• _Stored data_
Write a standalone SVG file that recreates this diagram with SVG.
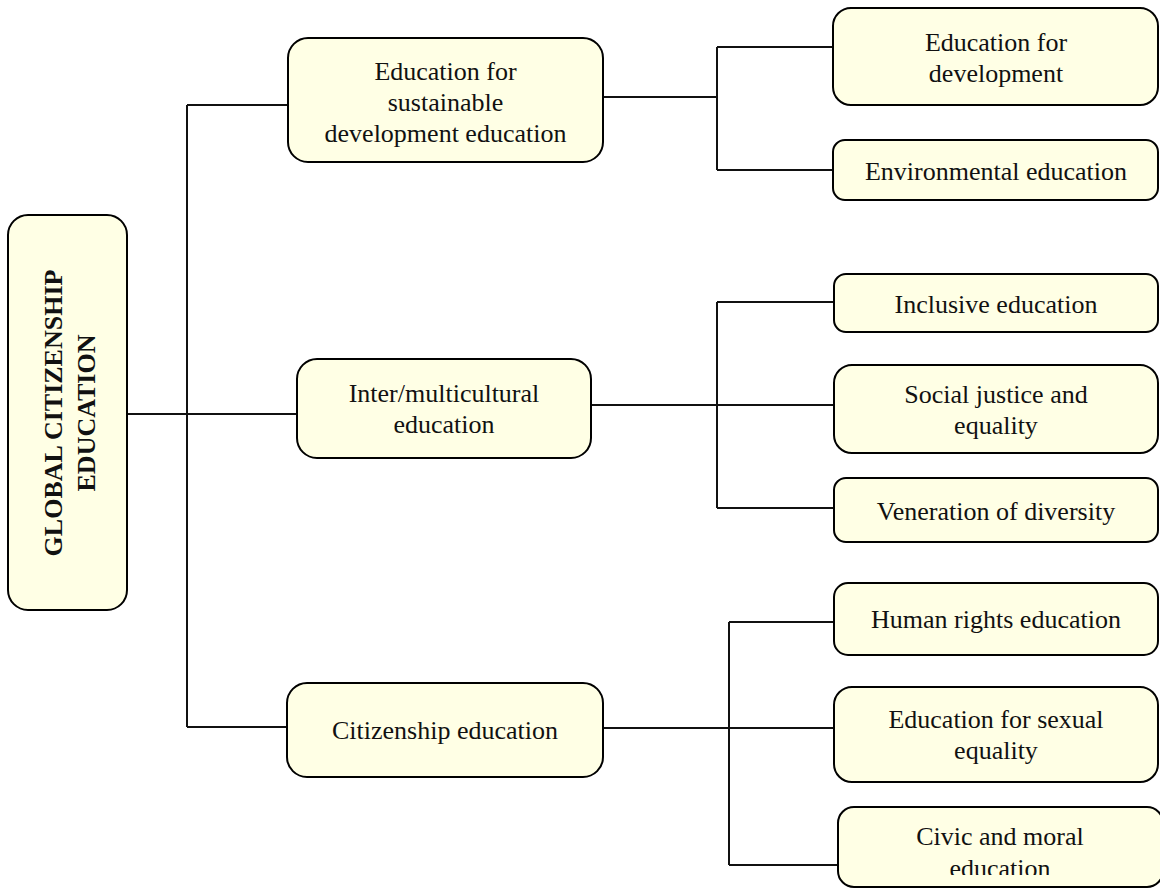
<svg xmlns="http://www.w3.org/2000/svg" width="1160" height="888" viewBox="0 0 1160 888">
  <style>
    .box { fill: #FFFFE5; stroke: #000; stroke-width: 2; }
    .lbl { font-family: "Liberation Serif", "Times New Roman", serif; font-size: 26px; fill: #111; text-anchor: middle; }
    .root { font-weight: bold; }
    .wire { fill: none; stroke: #111; stroke-width: 2; }
  </style>
  <defs>
    <clipPath id="clipCivic">
      <rect x="838" y="807" width="330" height="68"/>
    </clipPath>
  </defs>
  <rect width="1160" height="888" fill="#fff"/>

  <!-- connectors -->
  <g id="connectors" class="wire">
    <path d="M127,414 H297"/>
    <path d="M187,105 V727"/>
    <path d="M187,105 H288"/>
    <path d="M187,727 H287"/>
    <!-- sustainable development branch -->
    <path d="M603,97 H717"/>
    <path d="M717,47 V170"/>
    <path d="M717,47 H833"/>
    <path d="M717,170 H833"/>
    <!-- inter/multicultural branch -->
    <path d="M591,405 H834"/>
    <path d="M717,302 V508"/>
    <path d="M717,302 H834"/>
    <path d="M717,508 H834"/>
    <!-- citizenship branch -->
    <path d="M603,728 H834"/>
    <path d="M729,622 V865"/>
    <path d="M729,622 H834"/>
    <path d="M729,865 H838"/>
  </g>

  <g id="root">
    <rect class="box" x="8" y="215" width="119" height="395" rx="20"/>
    <text class="lbl root" transform="translate(62,413) rotate(-90)">GLOBAL CITIZENSHIP</text>
    <text class="lbl root" transform="translate(95,413) rotate(-90)">EDUCATION</text>
  </g>

  <g id="esd">
    <rect class="box" x="288" y="38" width="315" height="124" rx="20"/>
    <text class="lbl" x="445.5" y="80">Education for</text>
    <text class="lbl" x="445.5" y="111">sustainable</text>
    <text class="lbl" x="445.5" y="142">development education</text>
  </g>

  <g id="edu-development">
    <rect class="box" x="833" y="8" width="325" height="97" rx="18"/>
    <text class="lbl" x="996" y="51">Education for</text>
    <text class="lbl" x="996" y="82">development</text>
  </g>

  <g id="environmental">
    <rect class="box" x="833" y="140" width="325" height="60" rx="12"/>
    <text class="lbl" x="996" y="180">Environmental education</text>
  </g>

  <g id="intercultural">
    <rect class="box" x="297" y="359" width="294" height="99" rx="20"/>
    <text class="lbl" x="444" y="402">Inter/multicultural</text>
    <text class="lbl" x="444" y="433">education</text>
  </g>

  <g id="inclusive">
    <rect class="box" x="834" y="274" width="324" height="58" rx="12"/>
    <text class="lbl" x="996" y="313">Inclusive education</text>
  </g>

  <g id="social-justice">
    <rect class="box" x="834" y="365" width="324" height="88" rx="18"/>
    <text class="lbl" x="996" y="403">Social justice and</text>
    <text class="lbl" x="996" y="434">equality</text>
  </g>

  <g id="diversity">
    <rect class="box" x="834" y="478" width="324" height="64" rx="12"/>
    <text class="lbl" x="996" y="520">Veneration of diversity</text>
  </g>

  <g id="citizenship">
    <rect class="box" x="287" y="683" width="316" height="94" rx="20"/>
    <text class="lbl" x="445" y="739">Citizenship education</text>
  </g>

  <g id="human-rights">
    <rect class="box" x="834" y="583" width="324" height="72" rx="14"/>
    <text class="lbl" x="996" y="628">Human rights education</text>
  </g>

  <g id="sexual-equality">
    <rect class="box" x="834" y="687" width="324" height="95" rx="18"/>
    <text class="lbl" x="996" y="728">Education for sexual</text>
    <text class="lbl" x="996" y="759">equality</text>
  </g>

  <g id="civic-moral">
    <rect class="box" x="838" y="807" width="325" height="80" rx="16"/>
    <text class="lbl" x="1000" y="845">Civic and moral</text>
    <text class="lbl" x="1000" y="877" clip-path="url(#clipCivic)">education</text>
  </g>
</svg>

• _Problem statement_
Return each line exactly as written. Any picture gets left out.

• _Answer to the exercise_
Write a standalone SVG file that recreates this diagram with SVG.
<svg xmlns="http://www.w3.org/2000/svg" width="1160" height="888" viewBox="0 0 1160 888">
  <style>
    .box { fill: #FFFFE5; stroke: #000; stroke-width: 2; }
    .lbl { font-family: "Liberation Serif", "Times New Roman", serif; font-size: 26px; fill: #111; text-anchor: middle; }
    .root { font-weight: bold; }
    .wire { fill: none; stroke: #111; stroke-width: 2; }
  </style>
  <defs>
    <clipPath id="clipCivic">
      <rect x="838" y="807" width="330" height="68"/>
    </clipPath>
  </defs>
  <rect width="1160" height="888" fill="#fff"/>

  <!-- connectors -->
  <g id="connectors" class="wire">
    <path d="M127,414 H297"/>
    <path d="M187,105 V727"/>
    <path d="M187,105 H288"/>
    <path d="M187,727 H287"/>
    <!-- sustainable development branch -->
    <path d="M603,97 H717"/>
    <path d="M717,47 V170"/>
    <path d="M717,47 H833"/>
    <path d="M717,170 H833"/>
    <!-- inter/multicultural branch -->
    <path d="M591,405 H834"/>
    <path d="M717,302 V508"/>
    <path d="M717,302 H834"/>
    <path d="M717,508 H834"/>
    <!-- citizenship branch -->
    <path d="M603,728 H834"/>
    <path d="M729,622 V865"/>
    <path d="M729,622 H834"/>
    <path d="M729,865 H838"/>
  </g>

  <g id="root">
    <rect class="box" x="8" y="215" width="119" height="395" rx="20"/>
    <text class="lbl root" transform="translate(62,413) rotate(-90)">GLOBAL CITIZENSHIP</text>
    <text class="lbl root" transform="translate(95,413) rotate(-90)">EDUCATION</text>
  </g>

  <g id="esd">
    <rect class="box" x="288" y="38" width="315" height="124" rx="20"/>
    <text class="lbl" x="445.5" y="80">Education for</text>
    <text class="lbl" x="445.5" y="111">sustainable</text>
    <text class="lbl" x="445.5" y="142">development education</text>
  </g>

  <g id="edu-development">
    <rect class="box" x="833" y="8" width="325" height="97" rx="18"/>
    <text class="lbl" x="996" y="51">Education for</text>
    <text class="lbl" x="996" y="82">development</text>
  </g>

  <g id="environmental">
    <rect class="box" x="833" y="140" width="325" height="60" rx="12"/>
    <text class="lbl" x="996" y="180">Environmental education</text>
  </g>

  <g id="intercultural">
    <rect class="box" x="297" y="359" width="294" height="99" rx="20"/>
    <text class="lbl" x="444" y="402">Inter/multicultural</text>
    <text class="lbl" x="444" y="433">education</text>
  </g>

  <g id="inclusive">
    <rect class="box" x="834" y="274" width="324" height="58" rx="12"/>
    <text class="lbl" x="996" y="313">Inclusive education</text>
  </g>

  <g id="social-justice">
    <rect class="box" x="834" y="365" width="324" height="88" rx="18"/>
    <text class="lbl" x="996" y="403">Social justice and</text>
    <text class="lbl" x="996" y="434">equality</text>
  </g>

  <g id="diversity">
    <rect class="box" x="834" y="478" width="324" height="64" rx="12"/>
    <text class="lbl" x="996" y="520">Veneration of diversity</text>
  </g>

  <g id="citizenship">
    <rect class="box" x="287" y="683" width="316" height="94" rx="20"/>
    <text class="lbl" x="445" y="739">Citizenship education</text>
  </g>

  <g id="human-rights">
    <rect class="box" x="834" y="583" width="324" height="72" rx="14"/>
    <text class="lbl" x="996" y="628">Human rights education</text>
  </g>

  <g id="sexual-equality">
    <rect class="box" x="834" y="687" width="324" height="95" rx="18"/>
    <text class="lbl" x="996" y="728">Education for sexual</text>
    <text class="lbl" x="996" y="759">equality</text>
  </g>

  <g id="civic-moral">
    <rect class="box" x="838" y="807" width="325" height="80" rx="16"/>
    <text class="lbl" x="1000" y="845">Civic and moral</text>
    <text class="lbl" x="1000" y="877" clip-path="url(#clipCivic)">education</text>
  </g>
</svg>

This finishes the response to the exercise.